-- start --
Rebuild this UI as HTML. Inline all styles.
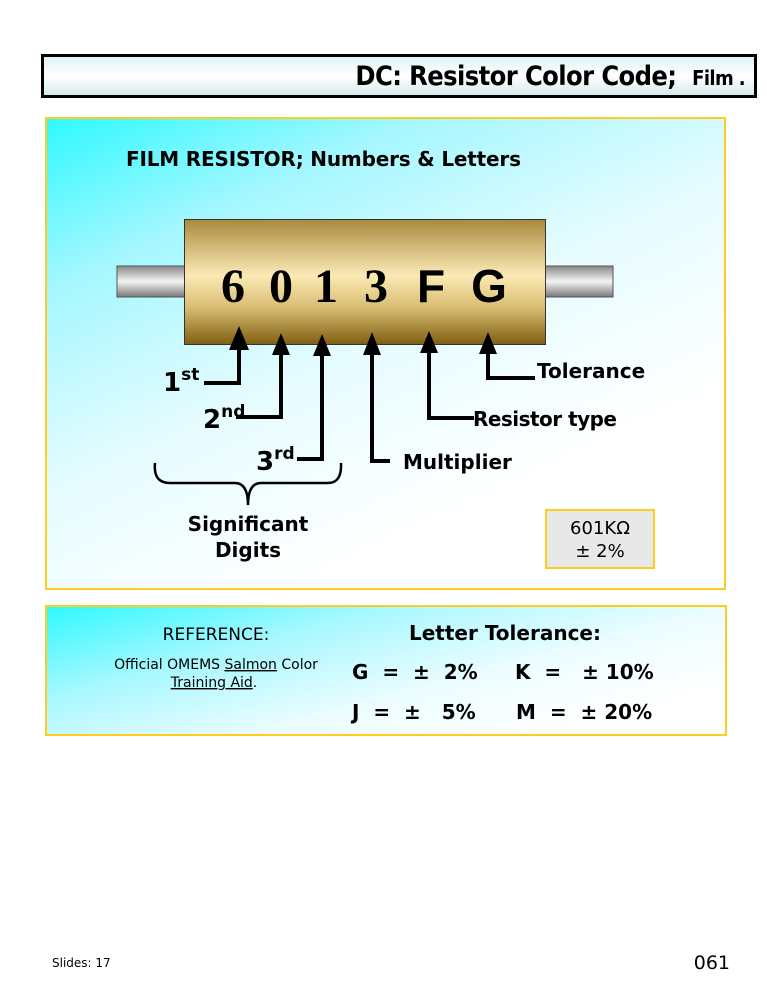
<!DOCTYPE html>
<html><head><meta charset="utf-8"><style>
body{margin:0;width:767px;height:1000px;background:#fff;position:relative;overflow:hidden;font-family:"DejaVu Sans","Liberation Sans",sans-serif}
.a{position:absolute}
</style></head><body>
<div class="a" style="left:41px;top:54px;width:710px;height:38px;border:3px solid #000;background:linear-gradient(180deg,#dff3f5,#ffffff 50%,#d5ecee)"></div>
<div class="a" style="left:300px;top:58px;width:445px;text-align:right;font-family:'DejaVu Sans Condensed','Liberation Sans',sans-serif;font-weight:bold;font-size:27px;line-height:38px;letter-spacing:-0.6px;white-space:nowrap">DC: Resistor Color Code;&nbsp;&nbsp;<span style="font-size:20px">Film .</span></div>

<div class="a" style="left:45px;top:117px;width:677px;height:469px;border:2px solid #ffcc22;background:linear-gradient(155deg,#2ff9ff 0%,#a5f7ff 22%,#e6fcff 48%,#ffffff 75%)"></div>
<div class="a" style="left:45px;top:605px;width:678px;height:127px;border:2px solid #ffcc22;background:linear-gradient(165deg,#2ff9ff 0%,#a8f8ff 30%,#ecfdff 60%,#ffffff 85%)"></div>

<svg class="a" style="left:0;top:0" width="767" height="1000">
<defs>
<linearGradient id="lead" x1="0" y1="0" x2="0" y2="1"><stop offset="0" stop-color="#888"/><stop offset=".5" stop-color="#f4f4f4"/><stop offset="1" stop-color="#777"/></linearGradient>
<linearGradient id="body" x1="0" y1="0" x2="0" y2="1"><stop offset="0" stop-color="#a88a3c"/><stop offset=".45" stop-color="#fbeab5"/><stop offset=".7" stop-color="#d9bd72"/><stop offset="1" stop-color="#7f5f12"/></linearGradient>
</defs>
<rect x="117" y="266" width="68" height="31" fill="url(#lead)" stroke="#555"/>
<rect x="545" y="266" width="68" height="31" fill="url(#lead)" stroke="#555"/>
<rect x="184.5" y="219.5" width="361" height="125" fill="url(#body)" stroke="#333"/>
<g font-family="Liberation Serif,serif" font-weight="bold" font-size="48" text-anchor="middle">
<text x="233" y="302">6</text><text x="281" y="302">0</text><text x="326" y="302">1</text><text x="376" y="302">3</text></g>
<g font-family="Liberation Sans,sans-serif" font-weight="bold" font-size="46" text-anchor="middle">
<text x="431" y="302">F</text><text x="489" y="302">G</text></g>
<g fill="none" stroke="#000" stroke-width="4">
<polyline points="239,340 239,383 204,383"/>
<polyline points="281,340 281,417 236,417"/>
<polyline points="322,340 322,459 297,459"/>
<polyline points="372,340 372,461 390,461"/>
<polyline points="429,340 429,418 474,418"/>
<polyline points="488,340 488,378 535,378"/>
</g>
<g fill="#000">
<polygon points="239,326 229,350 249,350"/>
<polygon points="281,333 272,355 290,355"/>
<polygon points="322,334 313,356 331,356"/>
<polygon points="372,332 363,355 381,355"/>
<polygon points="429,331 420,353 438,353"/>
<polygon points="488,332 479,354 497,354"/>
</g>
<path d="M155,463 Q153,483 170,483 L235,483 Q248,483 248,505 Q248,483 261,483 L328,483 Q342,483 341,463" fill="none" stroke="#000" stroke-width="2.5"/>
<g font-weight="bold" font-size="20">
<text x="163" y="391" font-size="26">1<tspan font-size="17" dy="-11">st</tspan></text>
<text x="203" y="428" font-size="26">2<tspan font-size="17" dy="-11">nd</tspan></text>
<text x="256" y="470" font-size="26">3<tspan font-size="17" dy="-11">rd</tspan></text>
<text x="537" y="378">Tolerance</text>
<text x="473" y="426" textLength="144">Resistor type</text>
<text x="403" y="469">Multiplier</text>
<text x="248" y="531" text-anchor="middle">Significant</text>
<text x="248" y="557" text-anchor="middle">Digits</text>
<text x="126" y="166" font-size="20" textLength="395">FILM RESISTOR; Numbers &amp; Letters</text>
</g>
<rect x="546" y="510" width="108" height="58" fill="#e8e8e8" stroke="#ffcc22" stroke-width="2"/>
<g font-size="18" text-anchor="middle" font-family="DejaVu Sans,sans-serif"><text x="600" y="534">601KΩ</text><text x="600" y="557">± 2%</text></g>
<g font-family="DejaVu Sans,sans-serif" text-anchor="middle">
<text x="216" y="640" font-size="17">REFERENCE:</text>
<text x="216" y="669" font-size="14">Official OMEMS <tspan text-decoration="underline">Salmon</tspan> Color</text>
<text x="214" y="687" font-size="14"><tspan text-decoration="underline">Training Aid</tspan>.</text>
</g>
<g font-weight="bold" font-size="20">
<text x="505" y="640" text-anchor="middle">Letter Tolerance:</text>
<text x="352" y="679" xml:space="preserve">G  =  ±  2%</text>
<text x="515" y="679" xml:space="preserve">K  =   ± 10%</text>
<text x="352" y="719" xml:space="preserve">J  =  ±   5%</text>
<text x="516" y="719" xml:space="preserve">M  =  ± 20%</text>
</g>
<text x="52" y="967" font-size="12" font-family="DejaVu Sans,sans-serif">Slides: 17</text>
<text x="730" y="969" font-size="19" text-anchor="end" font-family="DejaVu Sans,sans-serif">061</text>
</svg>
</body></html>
-- end --
__What is expected__. Print the whole listing above once more, word for word, without its pictures.

__Solution for this exercise__.
Rebuild this UI as HTML. Inline all styles.
<!DOCTYPE html>
<html><head><meta charset="utf-8"><style>
body{margin:0;width:767px;height:1000px;background:#fff;position:relative;overflow:hidden;font-family:"DejaVu Sans","Liberation Sans",sans-serif}
.a{position:absolute}
</style></head><body>
<div class="a" style="left:41px;top:54px;width:710px;height:38px;border:3px solid #000;background:linear-gradient(180deg,#dff3f5,#ffffff 50%,#d5ecee)"></div>
<div class="a" style="left:300px;top:58px;width:445px;text-align:right;font-family:'DejaVu Sans Condensed','Liberation Sans',sans-serif;font-weight:bold;font-size:27px;line-height:38px;letter-spacing:-0.6px;white-space:nowrap">DC: Resistor Color Code;&nbsp;&nbsp;<span style="font-size:20px">Film .</span></div>

<div class="a" style="left:45px;top:117px;width:677px;height:469px;border:2px solid #ffcc22;background:linear-gradient(155deg,#2ff9ff 0%,#a5f7ff 22%,#e6fcff 48%,#ffffff 75%)"></div>
<div class="a" style="left:45px;top:605px;width:678px;height:127px;border:2px solid #ffcc22;background:linear-gradient(165deg,#2ff9ff 0%,#a8f8ff 30%,#ecfdff 60%,#ffffff 85%)"></div>

<svg class="a" style="left:0;top:0" width="767" height="1000">
<defs>
<linearGradient id="lead" x1="0" y1="0" x2="0" y2="1"><stop offset="0" stop-color="#888"/><stop offset=".5" stop-color="#f4f4f4"/><stop offset="1" stop-color="#777"/></linearGradient>
<linearGradient id="body" x1="0" y1="0" x2="0" y2="1"><stop offset="0" stop-color="#a88a3c"/><stop offset=".45" stop-color="#fbeab5"/><stop offset=".7" stop-color="#d9bd72"/><stop offset="1" stop-color="#7f5f12"/></linearGradient>
</defs>
<rect x="117" y="266" width="68" height="31" fill="url(#lead)" stroke="#555"/>
<rect x="545" y="266" width="68" height="31" fill="url(#lead)" stroke="#555"/>
<rect x="184.5" y="219.5" width="361" height="125" fill="url(#body)" stroke="#333"/>
<g font-family="Liberation Serif,serif" font-weight="bold" font-size="48" text-anchor="middle">
<text x="233" y="302">6</text><text x="281" y="302">0</text><text x="326" y="302">1</text><text x="376" y="302">3</text></g>
<g font-family="Liberation Sans,sans-serif" font-weight="bold" font-size="46" text-anchor="middle">
<text x="431" y="302">F</text><text x="489" y="302">G</text></g>
<g fill="none" stroke="#000" stroke-width="4">
<polyline points="239,340 239,383 204,383"/>
<polyline points="281,340 281,417 236,417"/>
<polyline points="322,340 322,459 297,459"/>
<polyline points="372,340 372,461 390,461"/>
<polyline points="429,340 429,418 474,418"/>
<polyline points="488,340 488,378 535,378"/>
</g>
<g fill="#000">
<polygon points="239,326 229,350 249,350"/>
<polygon points="281,333 272,355 290,355"/>
<polygon points="322,334 313,356 331,356"/>
<polygon points="372,332 363,355 381,355"/>
<polygon points="429,331 420,353 438,353"/>
<polygon points="488,332 479,354 497,354"/>
</g>
<path d="M155,463 Q153,483 170,483 L235,483 Q248,483 248,505 Q248,483 261,483 L328,483 Q342,483 341,463" fill="none" stroke="#000" stroke-width="2.5"/>
<g font-weight="bold" font-size="20">
<text x="163" y="391" font-size="26">1<tspan font-size="17" dy="-11">st</tspan></text>
<text x="203" y="428" font-size="26">2<tspan font-size="17" dy="-11">nd</tspan></text>
<text x="256" y="470" font-size="26">3<tspan font-size="17" dy="-11">rd</tspan></text>
<text x="537" y="378">Tolerance</text>
<text x="473" y="426" textLength="144">Resistor type</text>
<text x="403" y="469">Multiplier</text>
<text x="248" y="531" text-anchor="middle">Significant</text>
<text x="248" y="557" text-anchor="middle">Digits</text>
<text x="126" y="166" font-size="20" textLength="395">FILM RESISTOR; Numbers &amp; Letters</text>
</g>
<rect x="546" y="510" width="108" height="58" fill="#e8e8e8" stroke="#ffcc22" stroke-width="2"/>
<g font-size="18" text-anchor="middle" font-family="DejaVu Sans,sans-serif"><text x="600" y="534">601KΩ</text><text x="600" y="557">± 2%</text></g>
<g font-family="DejaVu Sans,sans-serif" text-anchor="middle">
<text x="216" y="640" font-size="17">REFERENCE:</text>
<text x="216" y="669" font-size="14">Official OMEMS <tspan text-decoration="underline">Salmon</tspan> Color</text>
<text x="214" y="687" font-size="14"><tspan text-decoration="underline">Training Aid</tspan>.</text>
</g>
<g font-weight="bold" font-size="20">
<text x="505" y="640" text-anchor="middle">Letter Tolerance:</text>
<text x="352" y="679" xml:space="preserve">G  =  ±  2%</text>
<text x="515" y="679" xml:space="preserve">K  =   ± 10%</text>
<text x="352" y="719" xml:space="preserve">J  =  ±   5%</text>
<text x="516" y="719" xml:space="preserve">M  =  ± 20%</text>
</g>
<text x="52" y="967" font-size="12" font-family="DejaVu Sans,sans-serif">Slides: 17</text>
<text x="730" y="969" font-size="19" text-anchor="end" font-family="DejaVu Sans,sans-serif">061</text>
</svg>
</body></html>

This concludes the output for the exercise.